Chicago Cubs: Same as the Brewers?
They are a very similar team to the Brewers (except for their much larger payroll), and their priority should be the same: keep your roster together.
St. Louis Cardinals: Trade Jose Martinez
Sure he’s a great hitter, but his horrific defense and unclear fit on this roster make him an easy trade candidate. Teams would line up out the door to acquire the career .309 hitter, especially AL teams who would love to turn him into a DH.
Pittsburgh Pirates: Shortstop
That Chris Archer trade was so stupid!...But anyways, the Buccos need a shortstop to complete an otherwise sound roster and we already know there’s options. I really like Jose Iglesias here just because he resembles a more talented Jordy Mercer and he fits their identity, but any of the free agents (like the shortly-tenured Pirate Adeiny Hechavarria) would work fine.
Cincinnati Reds: Starting Pitching
They may keep Matt Harvey around, but we all know who he is now. They’re very high on Dallas Keuchel, but what pitcher would willingly sign to pitch in that ballpark?
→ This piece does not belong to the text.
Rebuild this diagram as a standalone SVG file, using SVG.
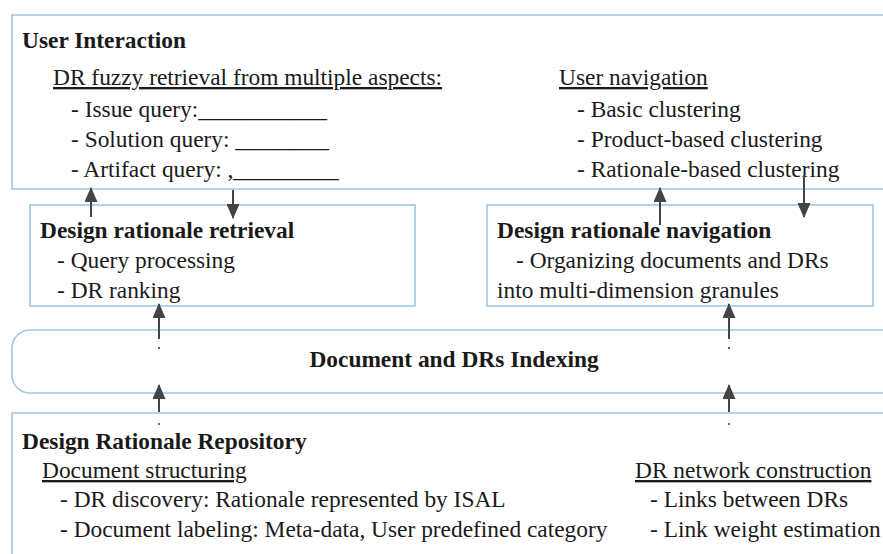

They only have four starters listed on their depth chart right now, so their best bet is to go after the cheaper starters on the market with some serious money that could (maybe) overcome the team’s poor record and location.
Los Angeles Dodgers: Manny Machado
This goes down as a laughable trade if L.A can’t retain Manny.
Colorado Rockies: Catcher
Yeah yeah, I know they have a few position players who are either leaving or washed up (cough cough Ian Desmond) but with all the prospects they have they’ll be fine. Chris Iannetta is the current option at catcher, so you know there’s room for improvement. They could possibly use all those prospects to try and reason with the Marlins or they could turn to a catching market that includes Yasmani Grandal, Wilson Ramos, Martin Maldonado and a ton of other capable guys.
Arizona Diamondbacks: Decide what you’re going to be
Arizona is in that dangerous middle ground as a team right now where they are most likely going to be very mediocre (just like last year). They can either keep their current roster and add a few free agents, thereby reinserting their name into the NL West ring, or (more wisely) they could begin their rebuild. Paul Goldschmidt and Zack Greinke have drawn significant trade interest and both would likely net huge hauls in return. With so many key players becoming free agents (Patrick Corbin, A.J Pollock, Brad Boxberger, etc.) the D-Backs would be wise to look towards the future.
San Francisco Giants: Outfield
This has never been a strong suit for the Giants, and now they’re just running out Minor Leaguers to pass the time. Any breathing outfielder on the market would represent a huge upgrade for San Francisco, and with their willingness to spend every year they should be aggressive.
San Diego Padres: Relief Pitching
I would go with starting pitching just based off their roster but the Padres seem content with their young starters. Their bullpen was a huge plus last season, but with some key pieces leaving and others sure to regress it would be smart to stock up on as many free agent relievers as they can. San Diego is almost ready to emerge from its rebuild, and a good bullpen covers all sins.